Thread (77 messages) 77 messages, 3 authors, 2021-10-14

Re: [PATCH 57/62] memcg: Convert object cgroups from struct page to struct slab

From: Matthew Wilcox <willy@infradead.org>
Date: 2021-10-12 03:17:24

On Mon, Oct 11, 2021 at 01:13:18PM -0400, Johannes Weiner wrote:
Because right now we can have user pages pointing to a memcg, random
alloc_page(GFP_ACCOUNT) pages pointing to an objcg, and slab pages
pointing to an array of objcgs - all in the same memcg_data member.
Ah!  I was missing the possibility that an alloc_page() could point to
an objcg.  I had thought that only slab pages could point to an objcg
and only anon/file pages could point to a memcg.
After your patch, slab->memcg_data points to an array of objcgs,
period. The only time it doesn't is when there is a bug. Once the
memcg_data member is no longer physically shared between page and
slab, we can do:

	struct slab {
		struct obj_cgroup **objcgs;
	};

and ditch the accessor function altogether.
Yes.
quoted
- * page_objcgs_check - get the object cgroups vector associated with a page
- * @page: a pointer to the page struct
+ * slab_objcgs_check - get the object cgroups vector associated with a page
+ * @slab: a pointer to the slab struct
  *
- * Returns a pointer to the object cgroups vector associated with the page,
- * or NULL. This function is safe to use if the page can be directly associated
+ * Returns a pointer to the object cgroups vector associated with the slab,
+ * or NULL. This function is safe to use if the slab can be directly associated
  * with a memory cgroup.
  */
-static inline struct obj_cgroup **page_objcgs_check(struct page *page)
+static inline struct obj_cgroup **slab_objcgs_check(struct slab *slab)
 {
-	unsigned long memcg_data = READ_ONCE(page->memcg_data);
+	unsigned long memcg_data = READ_ONCE(slab->memcg_data);
 
 	if (!memcg_data || !(memcg_data & MEMCG_DATA_OBJCGS))
 		return NULL;
 
-	VM_BUG_ON_PAGE(memcg_data & MEMCG_DATA_KMEM, page);
+	VM_BUG_ON_PAGE(memcg_data & MEMCG_DATA_KMEM, slab_page(slab));
 
 	return (struct obj_cgroup **)(memcg_data & ~MEMCG_DATA_FLAGS_MASK);
This is a bit weird.

The function is used in one place, to check whether a random page is a
slab page. It's essentially a generic type check on the page!

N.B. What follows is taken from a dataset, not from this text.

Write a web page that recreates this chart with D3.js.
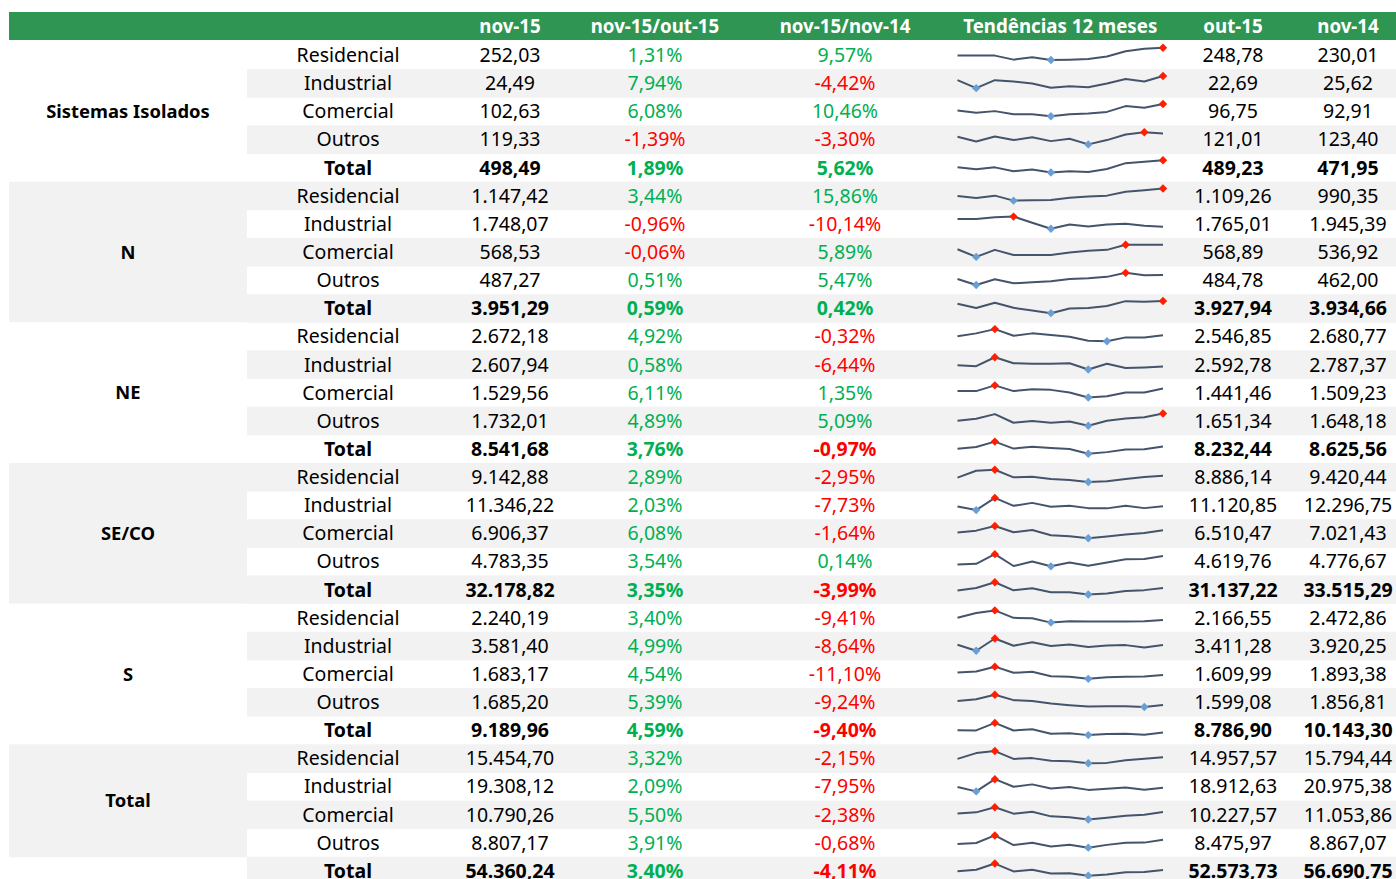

After your changes, you pass a struct slab that might well be invalid
if this isn't a slab page, and you rely on the PAGE's memcg_data to
tell you whether this is the case. It works because page->memcg_data
is overlaid with slab->memcg_data, but that won't be the case if we
allocate struct slab separately.

To avoid that trap down the road, I think it would be better to keep
the *page* the ambiguous object for now, and only resolve to struct
slab after the type check. So that every time you see struct slab, you
know it's valid.

In fact, I think it would be best to just inline page_objcgs_check()
into its sole caller. It would clarify the resolution from wildcard
page to valid struct slab quite a bit:
Yes.  Every time I read through this, I was wondering if there was
something I was missing.  I mean, there was (the memcg/objcg/objcgs
distinction above), but yes, if we know we have a slab, we don't need
this function.
quoted
@@ -2819,38 +2819,39 @@ int memcg_alloc_page_obj_cgroups(struct page *page, struct kmem_cache *s,
  */
 struct mem_cgroup *mem_cgroup_from_obj(void *p)
 {
-	struct page *page;
+	struct slab *slab;
 
 	if (mem_cgroup_disabled())
 		return NULL;
 
-	page = virt_to_head_page(p);
+	slab = virt_to_slab(p);
 
 	/*
 	 * Slab objects are accounted individually, not per-page.
 	 * Memcg membership data for each individual object is saved in
-	 * the page->obj_cgroups.
+	 * the slab->obj_cgroups.
 	 */
-	if (page_objcgs_check(page)) {
+	if (slab_objcgs_check(slab)) {
I.e. do this instead:

	page = virt_to_head_page(p);

	/* object is backed by slab */
	if (page->memcg_data & MEMCG_DATA_OBJCGS) {
		struct slab *slab = (struct slab *)page;

		objcg = slab_objcgs(...)[]
		return objcg ? obj_cgroup_memcg(objcg): NULL;
	}

	/* object is backed by a regular kernel page */
	return page_memcg_check(page);
Maybe I'm missing something else, but why not discriminate based on
PageSlab()?  ie:

	slab = virt_to_slab(p);
	if (slab_test_cache(slab)) {
		...
	}
	return page_memcg_check((struct page *)slab);

... but see the response to your other email for why not exactly this.